Were these pilot project pre cursers to the digital identity systems now rolling out across the world, the same companies involved in the pilots are the same ones now being used to roll out Vaccine Passports.
Indeed, the plan could very well be to link our biometric data with face recognition cameras and Digital ID which will contain an abundance of data, right now our health and vaccine data, but that platform could be easily extended to include payments at any point depending on future events.
We already know the Covid-19 vaccine passport app could require people to give their location data to a central database meaning people could be tracked in real time.
"Someone on the door has to be sure the person in front of them owns the credential."
iProov founder and chief executive, Andrew Bud tells Sky News how a vaccine passport smartphone app may work.
Vaccine Passports could setup the backbone for an oppressive digital ID and tracking system which may lead to a health apartheid that would be incompatible with a free and democratic country.
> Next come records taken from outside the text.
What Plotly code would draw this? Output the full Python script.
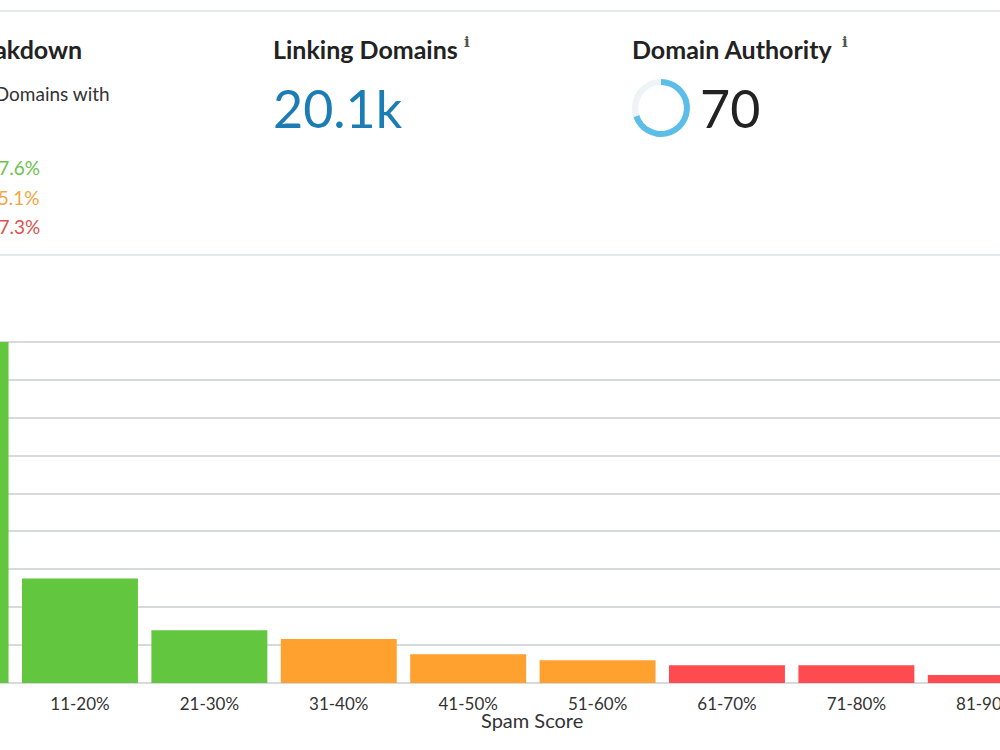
import plotly.graph_objects as go

# ---- data ----
categories = ["1-10%", "11-20%", "21-30%", "31-40%", "41-50%",
              "51-60%", "61-70%", "71-80%", "81-90%"]
domain_counts = [9000, 2760, 1390, 1160, 760, 600, 470, 470, 210]
bar_colors = ["#62c63f", "#62c63f", "#62c63f",
              "#fea12e", "#fea12e", "#fea12e",
              "#fe4b4f", "#fe4b4f", "#fe4b4f"]

breakdown_labels = ["Low Spam Score (1-30%): 77.6%",
                    "Medium Spam Score (31-60%): 15.1%",
                    "High Spam Score (61-100%): 7.3%"]
breakdown_colors = ["#6cc24a", "#f2a541", "#dc5350"]

linking_domains = "20.1k"
domain_authority = 70

W, H = 1000, 750
Y_MAX = 9100
base_px, grid_top_px = 683, 342
top_px = base_px - (base_px - grid_top_px) * Y_MAX / 9000


def px(x):
    return x / W


def py(y):
    return (H - y) / H


fig = go.Figure()

fig.add_trace(go.Bar(
    x=categories, y=domain_counts,
    marker=dict(color=bar_colors, line=dict(width=0)),
    hoverinfo="x+y", showlegend=False,
))

fig.add_trace(go.Pie(
    values=[domain_authority, 100 - domain_authority],
    marker=dict(colors=["#5bbde8", "#eef3f5"], line=dict(width=0)),
    hole=0.79, sort=False, direction="clockwise", rotation=0,
    textinfo="none", hoverinfo="skip", showlegend=False,
    domain=dict(x=[px(632), px(690)], y=[py(137), py(79)]),
))

font = "Lato, 'Open Sans', sans-serif"
ann = []


def text(t, x, y, size, color, xanchor="left", bold=False, family=font):
    if bold:
        t = "<b>" + t + "</b>"
    ann.append(dict(text=t, x=px(x), y=py(y), xref="paper", yref="paper",
                    xanchor=xanchor, yanchor="middle", showarrow=False,
                    font=dict(family=family, size=size, color=color)))


text("Spam Score Breakdown", 84, 49, 25, "#222222", xanchor="right", bold=True)
text("Percent of Linking Domains with", 112, 93, 19, "#333333", xanchor="right")
for i, (lab, col) in enumerate(zip(breakdown_labels, breakdown_colors)):
    text(lab, 42, 167 + 30 * i, 19, col, xanchor="right")

text("Linking Domains", 271, 49, 25, "#222222", bold=True)
text("i", 462, 42, 15, "#555555", bold=True, family="DejaVu Serif")
text(linking_domains, 271, 108, 52, "#1c7db4")

text("Domain Authority", 630, 49, 25, "#222222", bold=True)
text("i", 840, 42, 15, "#555555", bold=True, family="DejaVu Serif")
text(str(domain_authority), 698, 108, 52, "#222222")

text("Spam Score", 532, 720, 20, "#333333", xanchor="center")

shapes = [
    dict(type="line", xref="paper", yref="paper", x0=0, x1=1,
         y0=py(11), y1=py(11), line=dict(color="#e4e9eb", width=2)),
    dict(type="line", xref="paper", yref="paper", x0=0, x1=1,
         y0=py(255), y1=py(255), line=dict(color="#e4e9eb", width=2)),
]

fig.update_layout(
    width=W, height=H,
    margin=dict(l=0, r=0, t=0, b=0),
    paper_bgcolor="white", plot_bgcolor="white",
    bargap=0.104,
    annotations=ann, shapes=shapes,
    xaxis=dict(domain=[0, 1], range=[0.382, 8.11], type="category",
               showgrid=False, zeroline=False, showline=False,
               tickfont=dict(family=font, size=17, color="#333333"),
               ticks="", ticklabelstandoff=9, automargin=False,
               fixedrange=True),
    yaxis=dict(domain=[py(base_px), py(top_px)], range=[0, Y_MAX], dtick=1000,
               showgrid=True, gridcolor="#d6dadc", gridwidth=1.5,
               zeroline=True, zerolinecolor="#d6dadc", zerolinewidth=1.5,
               showticklabels=False, automargin=False, fixedrange=True),
)

fig.write_html("out.html")
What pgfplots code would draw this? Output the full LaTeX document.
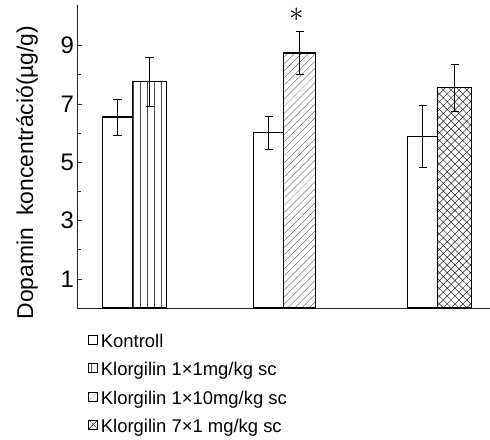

This may normalise identity checks, health inspections and increase state control snooping over citizens.
Vaccine Passports could also constitute one of the most fundamental alterations between the individual’s relationship with the state in our modern period. If followed to the natural conclusion, they would be far more radical and far-reaching than Tony Blair’s plans for ID cards. The scheme if not decentralised could potentially hand government and private companies our intimate medical information and threaten to make that intrusion a precondition of participation in civic life.
They are inducting us into a system, a Verifiable Credentials (VCs), non-standard decentralized identifiers (DIDs) and #Blockchain system.
This is to create for us a digital identity and to prepare us, not only for the next pandemic, but maybe for payments, the possibilities are endless and once we are in this system, it’ll be almost impossible to get out.